Kommentar zu NACHGEDACHT (63) Welche Vorbilder suchen wir uns?, Originalartikel verfasst von Christina Leinweber, veröffentlicht am 16.03.14 von Osthessennews
[…] Jeden Tag sehen wir sie [unsere Eltern] in Kindertagen und wir sehen auch genau von ihnen, dass es nicht einmal so gut im Leben laufen kann.*
„Nicht einmal so gut im Leben?“ Oder ist vielleicht „…auch einmal nicht so gut…“ gemeint?
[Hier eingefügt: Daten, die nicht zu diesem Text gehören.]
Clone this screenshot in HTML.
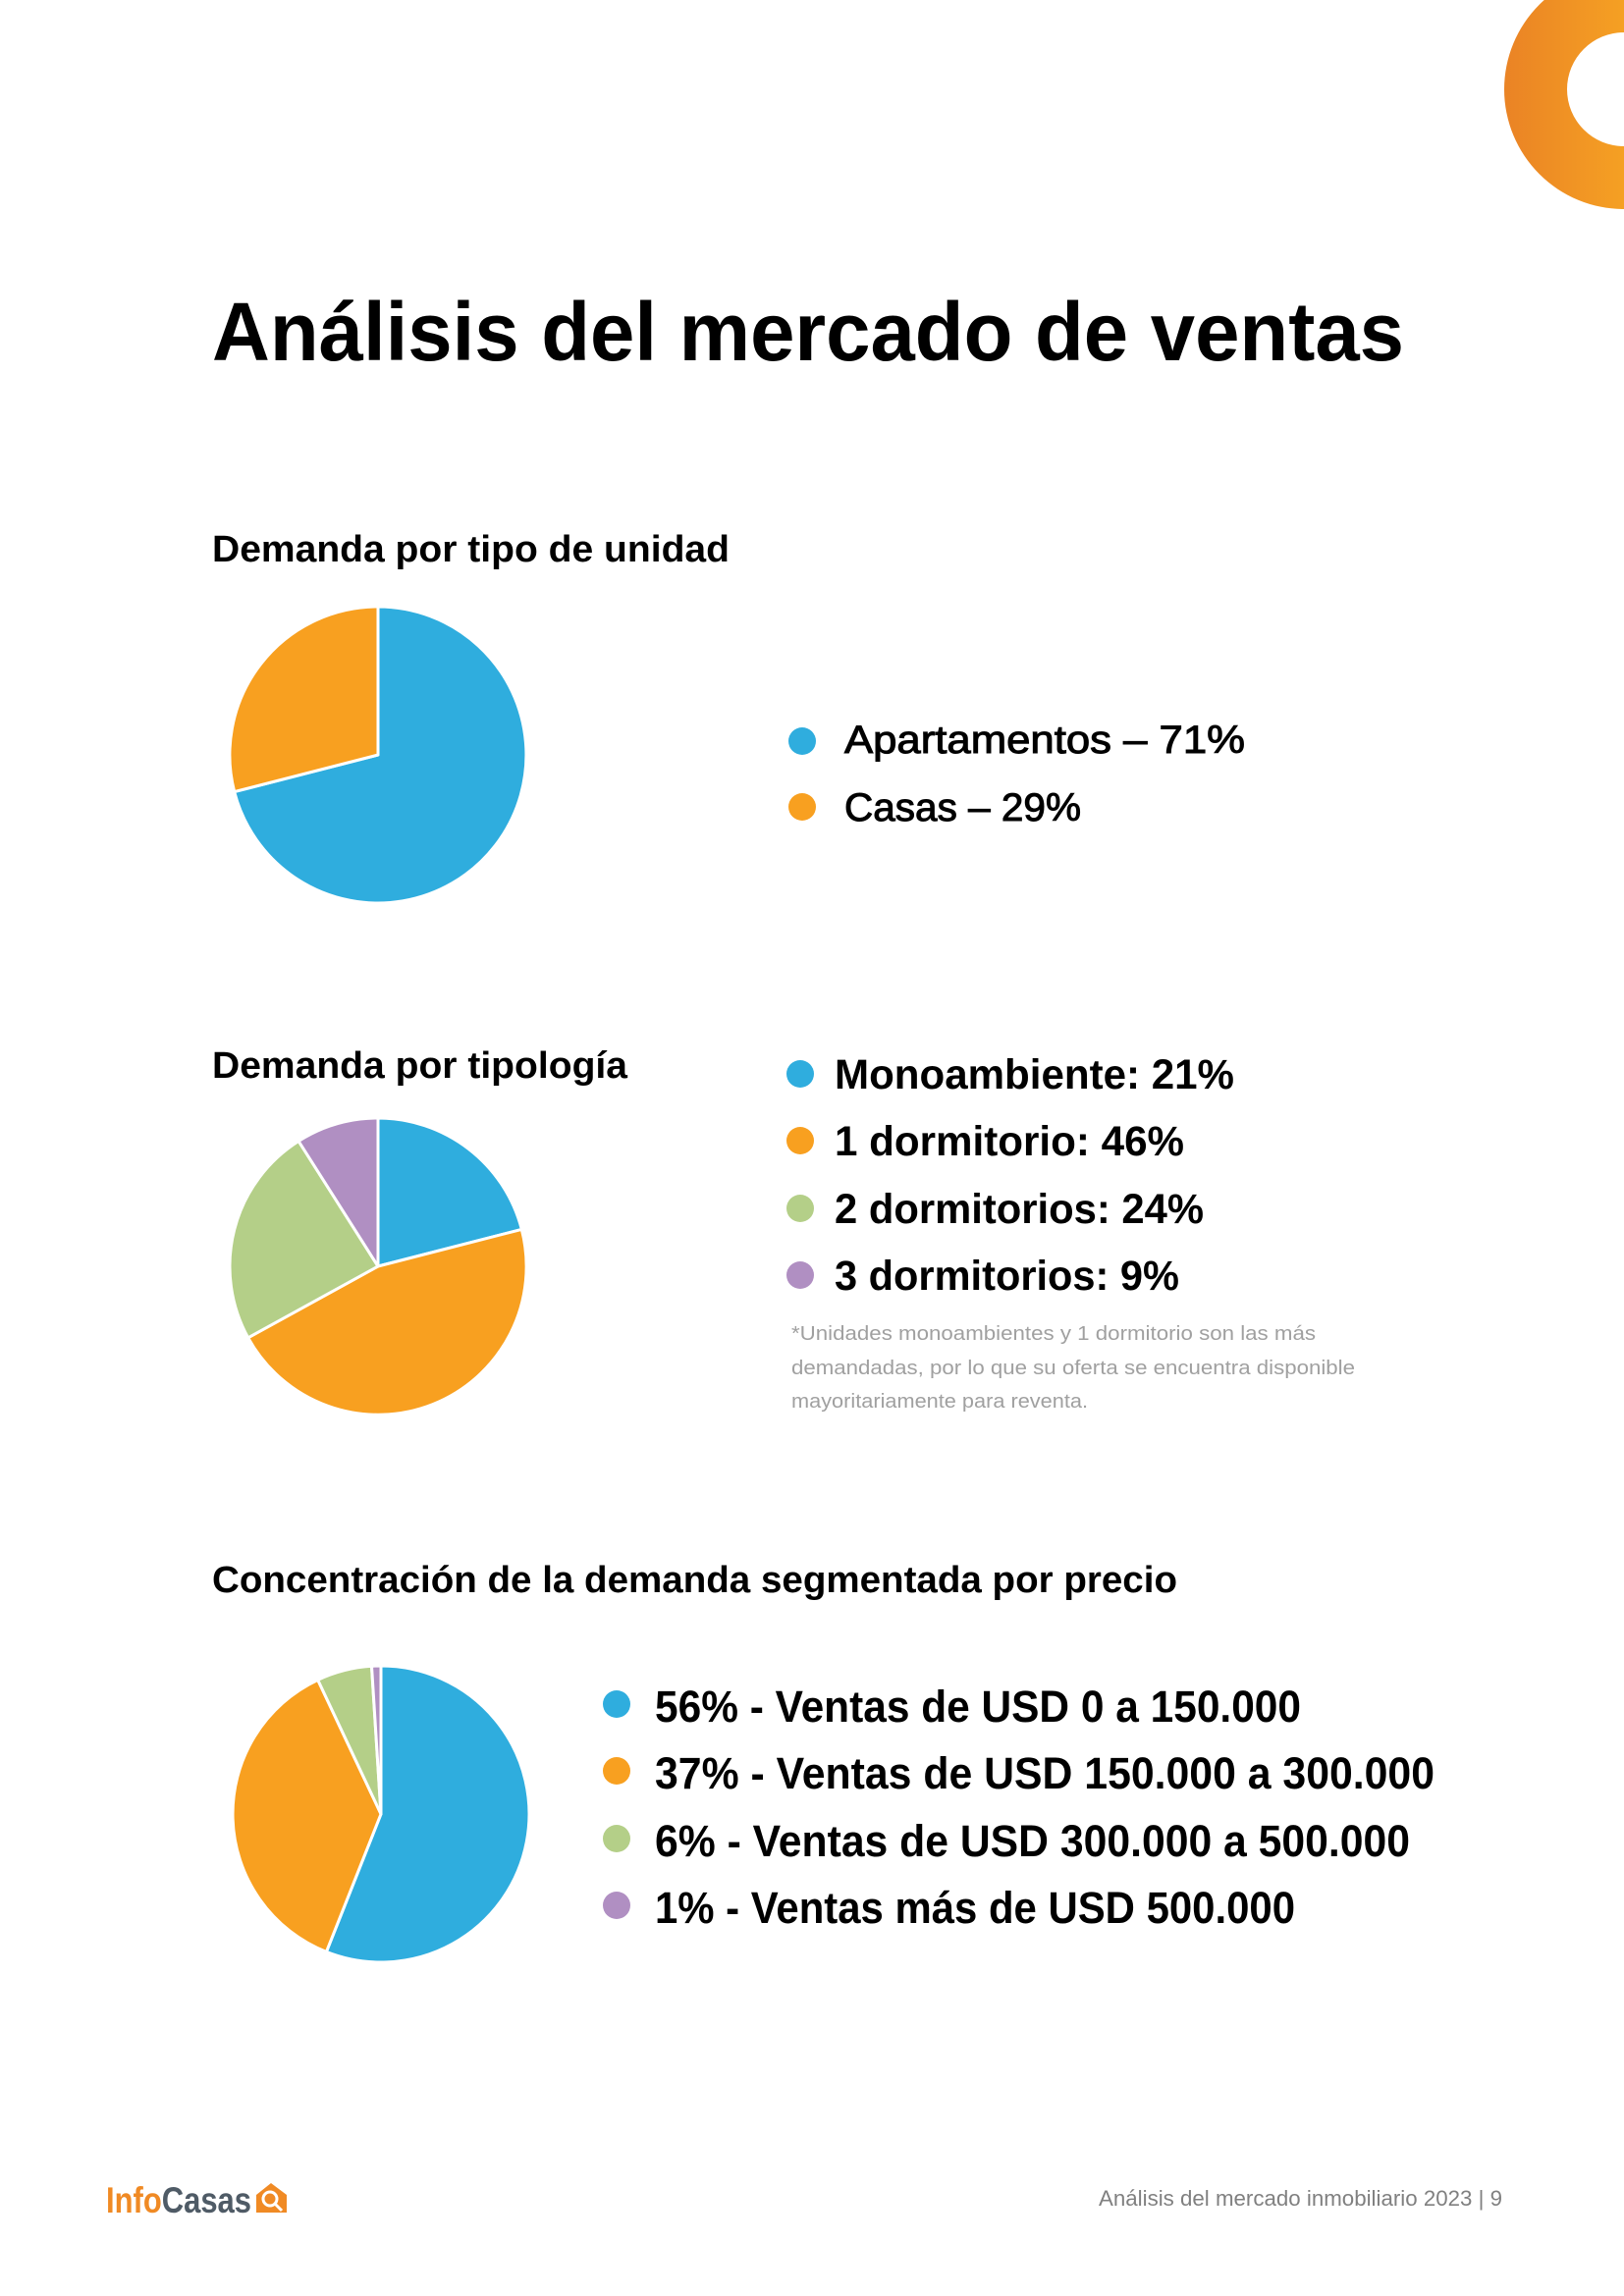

[…] Leider sind nicht alle Eltern auch „kopierfähig“, sondern lieber hätten diese keine Eltern werden sollen.*
Es steht Ihnen wohl kaum zu, etwas darüber auszusagen, wer Kinder kriegen dürfen soll und wer nicht. In Deutschland haben sich Menschen vor nicht mal 100 Jahren schon mal überlegt, dass bestimmte Menschen keine Eltern werden sollen – und haben dafür gesorgt, dass sie keine Eltern mehr werden konnten.
Auch Kinder von Eltern, die für ihre Kinder keine Vorbilder waren, haben nicht nur das Recht zu leben, sondern auch die Chance, trotzdem ein erfülltes und glückliches Leben zu leben. Ausgerechnet für eine Anhängerin der katholischen Kirche sind Kommentare zu diesem Thema generell nicht angebracht.
[…] Aber ich hatte Glück: Ich „kopiere“ gerne die leichte und glückliche Art meiner Mutter – und ich kopiere gerne die akribische und ordentliche Vorgehensweise meines Vaters.*
Interessant in diesem Zusammenhang: Die allermeisten gläubigen Menschen beten denselben Gott an wie ihre Eltern. Somit gilt die frühkindliche Indoktrination als die wirkungsvollste Methode, um längst überkommene religiöse Ideen gegen jedes bessere Wissen und gegen jede Vernunft an die nächste Generation weiterzugeben.
Verantwortungsvolle Eltern überlassen es ihren Kindern, später selbst zu entscheiden, ob sie an einen Gott glauben wollen und wenn ja, an welchen. Wenn das der Fall wäre, gäbe es heute sehr wahrscheinlich keine Religion mehr.
Auch interessant sind in diesem Zusammenhang folgende Überlegungen von Sigmund Freud:
Religion als Vaterkomplex und infantile Wunschvorstellung
- „Die Psychoanalyse hat uns den intimen Zusammenhang zwischen dem Vaterkomplex und der Gottesgläubigkeit kennen gelehrt, hat uns gezeigt, dass der persönliche Gott psychologisch nichts anderes ist als ein erhöhter Vater, und führt uns täglich vor Augen, wie jugendliche Personen den religiösen Glauben verlieren, sobald die Autorität des Vaters bei ihnen zusammenbricht.
Im Elternkomplex erkennen wir so die Wurzel des religiösen Bedürfnisses; der allmächtige, gerechte Gott und die gütige Natur erscheinen uns als großartige Sublimierungen von Vater und Mutter, vielmehr als Erneuerungen und Wiederherstellungen der frühkindlichen Vorstellungen von beiden. Die Religiosität führt sich biologisch auf die lang anhaltende Hilflosigkeit und Hilfsbedürftigkeit des kleinen Menschenkindes zurück, welches, wenn es später seine wirkliche Verlassenheit und Schwäche gegen die großen Mächte des Lebens erkannt hat, seine Lage ähnlich wie in der Kindheit empfindet und deren Trostlosigkeit durch die regressive Erneuerung der infantilen Schutzmächte zu verleugnen sucht.Der Schutz gegen neurotische Erkrankung, den die Religion ihren Gläubigen gewährt, erklärt sich leicht daraus, dass sie ihnen den Elternkomplex abnimmt, an dem das Schuldbewusstsein des einzelnen wie der ganzen Menschheit hängt, und ihn für sie erledigt, während der Ungläubige mit dieser Aufgabe allein fertig werden muss.
(S. Freud, GW VIII, S. 127 ff.)
*Unter der Rubrik „NACHGEDACHT“ fordert Osthessennews jede Woche zum Nachdenken auf. Die als Zitat gekennzeichneten Abschnitte stammen aus dem eingangs genannten und verlinkten Original-Artikel von Christina Leinweber.